Purple Heart belonging to man killed in Korean War returned to family at HPLM
A Purple Heart medal belonging to a Fremont man killed in combat during the Korean War was returned to the man’s family during a ceremony on Wednesday, Feb. 1, at the Rutherford B. Hayes Presidential Library & Museums.
The medal was awarded to Cpl. Richard Stout, 23, of Fremont after he was killed while on patrol as an infantryman for the U.S. Army on March 23, 1952, in North Korea.
More than 60 years later, Stout’s Purple Heart turned up for sale on the Internet. Purple Hearts Reunited, a non-profit organization that returns lost or stolen Purple Hearts to veterans or their families, bought it and tracked down Stout’s family.
On Wednesday, Purple Hearts reunited returned the medal, which it has framed, to Stout’s family during the ceremony in the rotunda of the Hayes Presidential Library & Museums. Purple Hearts are awarded to members of the military who are wounded or killed in action.
“We’re here to celebrate his life and his sacrifice,” said Maj. Zachariah Fike, founder of Purple Hearts Reunited. “We’re here to keep his memory alive. He is a Fremont hero.”
Stout was the first veteran of the Korean War to be buried in Fremont, according to his obituary. He is buried in Oakwood Cemetery, and his name is on the veterans’ memorial at the Sandusky County Courthouse.
Stout’s sister-in-law, Rosalyn Stout, shared some memories of him. He was the best man in their wedding, which was a special day for the family.
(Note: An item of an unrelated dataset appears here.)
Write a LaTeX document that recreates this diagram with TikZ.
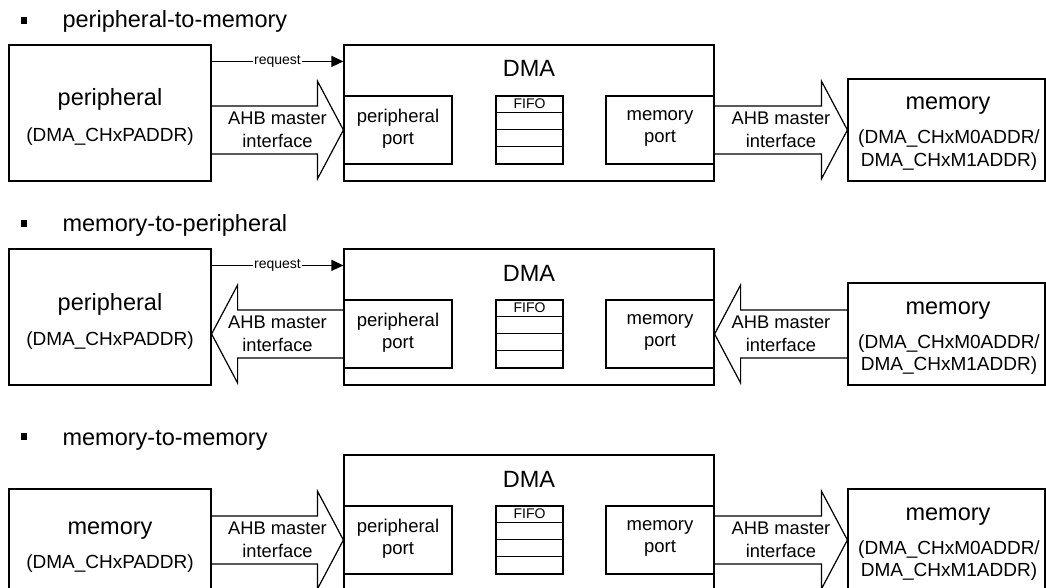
\documentclass[tikz,border=0pt]{standalone}
\usepackage{fontspec}
\setmainfont{Liberation Sans}
\usetikzlibrary{arrows.meta,calc}

\tikzset{
  box/.style={draw,rectangle,inner sep=0pt},
  portbox/.style={box,minimum width=108,minimum height=68,align=center,
    font=\fontsize{18.5}{22.3}\selectfont,execute at begin node=\strut},
  titletext/.style={anchor=base,inner sep=0pt,font=\fontsize{23.5}{27}\selectfont},
  subtext/.style={anchor=base,inner sep=0pt,font=\fontsize{19}{22}\selectfont},
  reqtext/.style={inner sep=1.5pt,font=\fontsize{14}{16}\selectfont},
  ahbtext/.style={align=center,inner sep=0pt,font=\fontsize{18.3}{23.4}\selectfont},
  reqline/.style={-{Triangle[length=12pt,width=11pt]}},
}

% wide AHB arrow: tail, tip, name
\newcommand{\ahbarrow}[3]{%
  \coordinate (#3h) at ($(#2)!26pt!(#1)$);
  \draw ($(#1)+(0,-24)$) -- ($(#3h)+(0,-24)$) -- ($(#3h)+(0,-49)$) -- (#2)
    -- ($(#3h)+(0,49)$) -- ($(#3h)+(0,24)$) -- ($(#1)+(0,24)$);
  \node[ahbtext] (#3) at ($(#1)!0.5!(#2)$) {AHB master\\interface};
}

\begin{document}
\begin{tikzpicture}[x=1pt,y=-1pt,line width=1.2pt]
\useasboundingbox (0,0) rectangle (1046,588);
\clip (0,0) rectangle (1046,588);

% the DMA block, same in all three rows
\foreach \r/\dy in {1/0,2/204,3/410}{
  \node[box,minimum width=370,minimum height=136] (dma\r) at (529,113+\dy) {};
  \node[titletext] (dmat\r) at (529,77+\dy) {DMA};
  \node[portbox] (pp\r) at (398,130+\dy) {peripheral\\port};
  \node[portbox] (mp\r) at (660,130+\dy) {memory\\port};
  \node[box,minimum width=67,minimum height=68] (fifo\r) at (529.5,130+\dy) {};
  \node[reqtext] (fifot\r) at ($(fifo\r.north)+(0,8.5)$) {FIFO};
  \foreach \k in {1,2,3}
    \draw ($(fifo\r.north west)+(0,17*\k)$) -- ($(fifo\r.north east)+(0,17*\k)$);
}

% peripheral-to-memory
\node[fill,minimum size=6.5,inner sep=0pt] (b1) at (24,20.5) {};
\node[titletext,anchor=base west] (h1) at (62,27.3) {peripheral-to-memory};
\node[box,minimum width=202,minimum height=136] (per1) at (110,113) {};
\node[titletext] (per1a) at (110,106) {peripheral};
\node[subtext] (per1b) at (110,141.7) {(DMA\_CHxPADDR)};
\node[box,minimum width=197,minimum height=102] (mem1) at (946.5,130) {};
\node[titletext] (mem1a) at (948,110) {memory};
\node[subtext] (mem1b) at (949,144) {(DMA\_CHxM0ADDR/};
\node[subtext] (mem1c) at (949,166.7) {DMA\_CHxM1ADDR)};
\coordinate (rq1) at ($(per1.north east)+(0,17)$);
\draw[reqline] (rq1) -- (rq1 -| dma1.west)
  node[midway,reqtext,fill=white] (rqt1) {request};
\coordinate (t1a) at (per1.east |- pp1.west);
\ahbarrow{t1a}{pp1.west}{ahb1a}
\ahbarrow{mp1.east}{mem1.west}{ahb1b}

% memory-to-peripheral
\node[fill,minimum size=6.5,inner sep=0pt] (b2) at (24,223.5) {};
\node[titletext,anchor=base west] (h2) at (62,231.7) {memory-to-peripheral};
\node[box,minimum width=202,minimum height=136] (per2) at (110,317) {};
\node[titletext] (per2a) at (110,310) {peripheral};
\node[subtext] (per2b) at (110,345.7) {(DMA\_CHxPADDR)};
\node[box,minimum width=197,minimum height=102] (mem2) at (946.5,334) {};
\node[titletext] (mem2a) at (948,314) {memory};
\node[subtext] (mem2b) at (949,348) {(DMA\_CHxM0ADDR/};
\node[subtext] (mem2c) at (949,370.7) {DMA\_CHxM1ADDR)};
\coordinate (rq2) at ($(per2.north east)+(0,17)$);
\draw[reqline] (rq2) -- (rq2 -| dma2.west)
  node[midway,reqtext,fill=white] (rqt2) {request};
\coordinate (t2a) at (per2.east |- pp2.west);
\ahbarrow{pp2.west}{t2a}{ahb2a}
\ahbarrow{mem2.west}{mp2.east}{ahb2b}

% memory-to-memory
\node[fill,minimum size=6.5,inner sep=0pt] (b3) at (24,436.5) {};
\node[titletext,anchor=base west] (h3) at (62,445) {memory-to-memory};
\node[box,minimum width=202,minimum height=102] (src3) at (110,540) {};
\node[titletext] (src3a) at (110,534.3) {memory};
\node[subtext] (src3b) at (110,568.3) {(DMA\_CHxPADDR)};
\node[box,minimum width=197,minimum height=102] (mem3) at (946.5,540) {};
\node[titletext] (mem3a) at (948,520) {memory};
\node[subtext] (mem3b) at (949,554) {(DMA\_CHxM0ADDR/};
\node[subtext] (mem3c) at (949,576.7) {DMA\_CHxM1ADDR)};
\ahbarrow{src3.east}{pp3.west}{ahb3a}
\ahbarrow{mp3.east}{mem3.west}{ahb3b}
\end{tikzpicture}
\end{document}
“He was very devoted to his family,” she said. “He was a very good, happy person.”
Other Stout family members, including a great-nephew named after Richard Stout, attend the ceremony and said they were happy to have his medal back in the family.
The family did not know he had been awarded the medal and did not know how it ended up in an online sale. It is not unusual for medals to be lost or end up for sale by collectors, Fike said. Sometimes items are misplaced when people move or family members die.
“A lot of these Purple Hearts are being found in the most random places,” he said.
Scuba divers have found them, and they have turned up in cars, furniture and on airport tarmacs. Military collectors also sell them for an average of $300 to $500, Fike said.
Last year, Purple Hearts Reunited spent more than $50,000 to recover the medals and return them to the veterans or their families, he said.
“There are thousands of medals out there,” Fike said. “They deserve to be with families or in places of honor.”
This was the second Purple Heart returned to the local family of a veteran at the Hayes Presidential Library & Museums. In January, Purple Hearts Reunited returned a medal to the family of World War I veteran Carl I. Bond.
The Hayes Presidential Library & Museums is America’s first presidential library and is located at Spiegel Grove at the corner of Hayes and Buckland avenues. The facility is affiliated with the Ohio History Connection.